Case ID: f-appx_547/html/0459-01.html
Source: Caselaw Access Project
Author: {"author": "PER CURIAM: \n    ", "license": "Public Domain", "url": "https://static.case.law/"}
Date Created: 2024-08-24T03:29:51.129683

Leonard SAPP, Petitioner-Appellant v. Maria MEDINA; United States of America, Respondents-Appellees.
    No. 13-30172
    Summary Calendar.
    United States Court of Appeals, Fifth Circuit.
    Nov. 12, 2013.
    Leonard Sapp, Miami, FL, pro se.
    Before DAVIS, SOUTHWICK, and HIGGINSON, Circuit Judges.
   PER CURIAM:

Leonard Sapp, federal prisoner # 55967-004, was convicted in the Southern District of Florida of conspiracy to possess with intent to distribute crack cocaine and possession with intent to distribute crack cocaine. He was sentenced to a total of 360 months of imprisonment. Sapp filed in the Western District of Louisiana a petition pursuant to 28 U.S.C. § 2241 challenging his 360-month sentence. He asserted that he was actually innocent of the sentence because it was based on an erroneously applied career offender enhancement.

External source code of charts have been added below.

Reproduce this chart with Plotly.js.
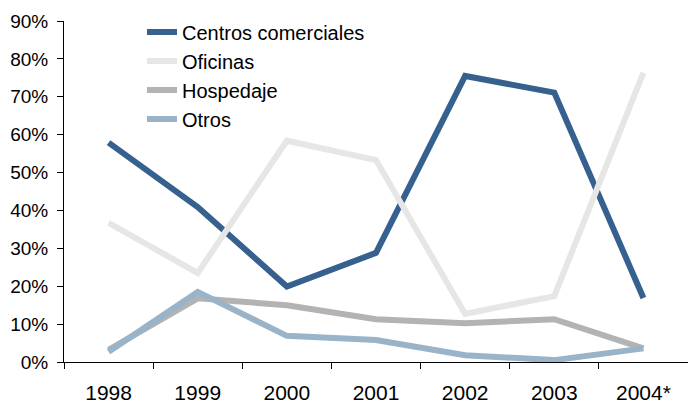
<!DOCTYPE html>
<html>
<head>
<meta charset="utf-8">
<script src="https://cdn.plot.ly/plotly-3.0.1.min.js"></script>
<style>html,body{margin:0;padding:0;background:#fff;}#chart{width:688px;height:403px;}</style>
</head>
<body>
<div id="chart"></div>
<script>
const years = ["1998", "1999", "2000", "2001", "2002", "2003", "2004*"];
const seriesNames = ["Centros comerciales", "Oficinas", "Hospedaje", "Otros"];
const centrosComerciales = [57.9, 40.9, 19.9, 28.8, 75.5, 71.1, 16.9];
const oficinas = [36.7, 23.5, 58.4, 53.3, 12.7, 17.4, 76.4];
const hospedaje = [3.2, 16.8, 15.0, 11.3, 10.2, 11.3, 3.6];
const otros = [2.7, 18.5, 6.9, 5.8, 1.8, 0.5, 3.6];
const yTickVals = [0, 10, 20, 30, 40, 50, 60, 70, 80, 90];
const yTickText = ["0%", "10%", "20%", "30%", "40%", "50%", "60%", "70%", "80%", "90%"];

const colors = ["#36618e", "#e6e6e6", "#b3b3b3", "#99b3c9"];
const values = [centrosComerciales, oficinas, hospedaje, otros];

const traces = values.map((v, i) => ({
  type: "scatter",
  mode: "lines",
  x: years,
  y: v,
  name: seriesNames[i],
  line: { color: colors[i], width: 6 },
  hoverinfo: "x+y+name"
}));

const layout = {
  width: 688,
  height: 403,
  margin: { l: 64, r: 0, t: 21, b: 41, pad: 0 },
  paper_bgcolor: "#ffffff",
  plot_bgcolor: "#ffffff",
  font: { family: "Liberation Sans, Arial, sans-serif", color: "#000000" },
  showlegend: true,
  legend: {
    x: 0.125, y: 1.025, xanchor: "left", yanchor: "top",
    font: { size: 20, color: "#000000" },
    bgcolor: "rgba(0,0,0,0)",
    itemwidth: 30,
    tracegroupgap: 0
  },
  xaxis: {
    type: "category",
    range: [-0.5, 6.5],
    showgrid: false,
    zeroline: false,
    showline: true,
    linecolor: "#000000",
    linewidth: 1,
    ticks: "outside",
    tickson: "boundaries",
    ticklen: 6,
    tickcolor: "#000000",
    tickfont: { size: 21, color: "#000000" },
    ticklabelstandoff: 12,
    fixedrange: true
  },
  yaxis: {
    range: [0, 90],
    tickvals: yTickVals,
    ticktext: yTickText,
    showgrid: false,
    zeroline: false,
    showline: true,
    linecolor: "#000000",
    linewidth: 1,
    ticks: "outside",
    ticklen: 6,
    tickcolor: "#000000",
    tickfont: { size: 19, color: "#000000" },
    ticklabelstandoff: 5,
    fixedrange: true
  }
};

Plotly.newPlot("chart", traces, layout, { displayModeBar: false, staticPlot: true });
</script>
</body>
</html>
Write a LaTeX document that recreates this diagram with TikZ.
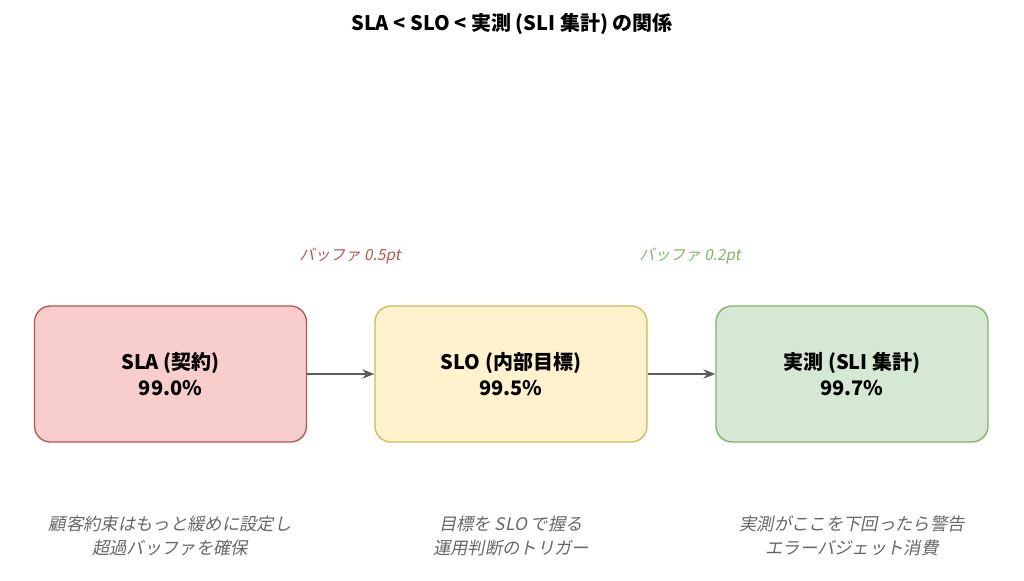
\documentclass[tikz,border=0pt]{standalone}
\usepackage{fontspec}
\setmainfont{Noto Sans CJK JP}[AutoFakeSlant=0.2]
\usetikzlibrary{arrows.meta}
\definecolor{rf}{HTML}{F8CECC}\definecolor{rs}{HTML}{B85450}
\definecolor{yf}{HTML}{FFF2CC}\definecolor{ys}{HTML}{D6B656}
\definecolor{gf}{HTML}{D5E8D4}\definecolor{gs}{HTML}{82B366}
\definecolor{tx}{HTML}{666666}
\begin{document}
\begin{tikzpicture}[x=0.75pt,y=-0.75pt,
 box/.style={draw,line width=1pt,rounded corners=12pt,minimum width=272*0.75pt,minimum height=136*0.75pt,align=center,font=\bfseries\fontsize{15}{19}\selectfont,inner sep=0pt},
 arr/.style={-{Stealth[length=9pt,width=7pt]},line width=1pt,draw=tx!90!black},
 note/.style={align=center,text=tx,font=\itshape\fontsize{13}{18}\selectfont},
 buf/.style={font=\itshape\fontsize{11.5}{14}\selectfont}]
\useasboundingbox (0,0) rectangle (1024,581);
\node[font=\bfseries\fontsize{15}{18}\selectfont] (t) at (512,24) {SLA < SLO < 実測 (SLI 集計) の関係};
\node[box,fill=rf,draw=rs] (a) at (170.5,374) {SLA (契約)\\99.0\%};
\node[box,fill=yf,draw=ys] (b) at (511,374) {SLO (内部目標)\\99.5\%};
\node[box,fill=gf,draw=gs] (c) at (852,374) {実測 (SLI 集計)\\99.7\%};
\draw[arr] (a) -- (b);
\draw[arr] (b) -- (c);
\node[buf,text=rs] (l1) at (350,256) {バッファ 0.5pt};
\node[buf,text=gs] (l2) at (690,256) {バッファ 0.2pt};
\node[note] (n1) at (170,536) {顧客約束はもっと緩めに設定し\\超過バッファを確保};
\node[note] (n2) at (511,536) {目標を SLO で握る\\運用判断のトリガー};
\node[note] (n3) at (852,536) {実測がここを下回ったら警告\\エラーバジェット消費};
\end{tikzpicture}
\end{document}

The district court dismissed Sapp’s petition for lack of jurisdiction. Sapp now appeals the district court’s dismissal, arguing that he is actually innocent of the career offender enhancement. In reviewing the denial of a § 2241 petition, we review the district court’s fact findings for clear error and issues of law de novo. Jeffers v. Chandler, 253 F.3d 827, 830 (5th Cir.2001).

Sapp’s § 2241 claim attacks the validity of the federal sentence imposed in the Southern District of Florida and, therefore, the district court lacked jurisdiction to construe his § 2241 petition as a 28 U.S.C. § 2255 motion. See Pack v. Yusuff, 218 F.3d 448, 452 (5th Cir.2000). Further, although Sapp contends he is actually innocent of his sentence, a claim of actual innocence of a career offender enhancement is not a claim of actual innocence of the crime of conviction and, thus, does not warrant review under § 2241. Kinder v. Purdy, 222 F.3d 209, 213-14 (5th Cir.2000). Because Sapp has not demonstrated that his claim is based on a retroactively applicable Supreme Court decision establishing that he was convicted of a nonexistent offense, the district court did not err in determining that Sapp’s claim did not satisfy the savings clause of § 2255. See Reyes-Requena v. United States, 243 F.3d 893, 904 (5th Cir.2001).

The judgment of the district court is AFFIRMED. 
      
       Pursuant to 5th Cir. R. 47.5, the court has determined that this opinion should not be published and is not precedent except under the limited circumstances set forth in 5th Cir. R. 47.5.4.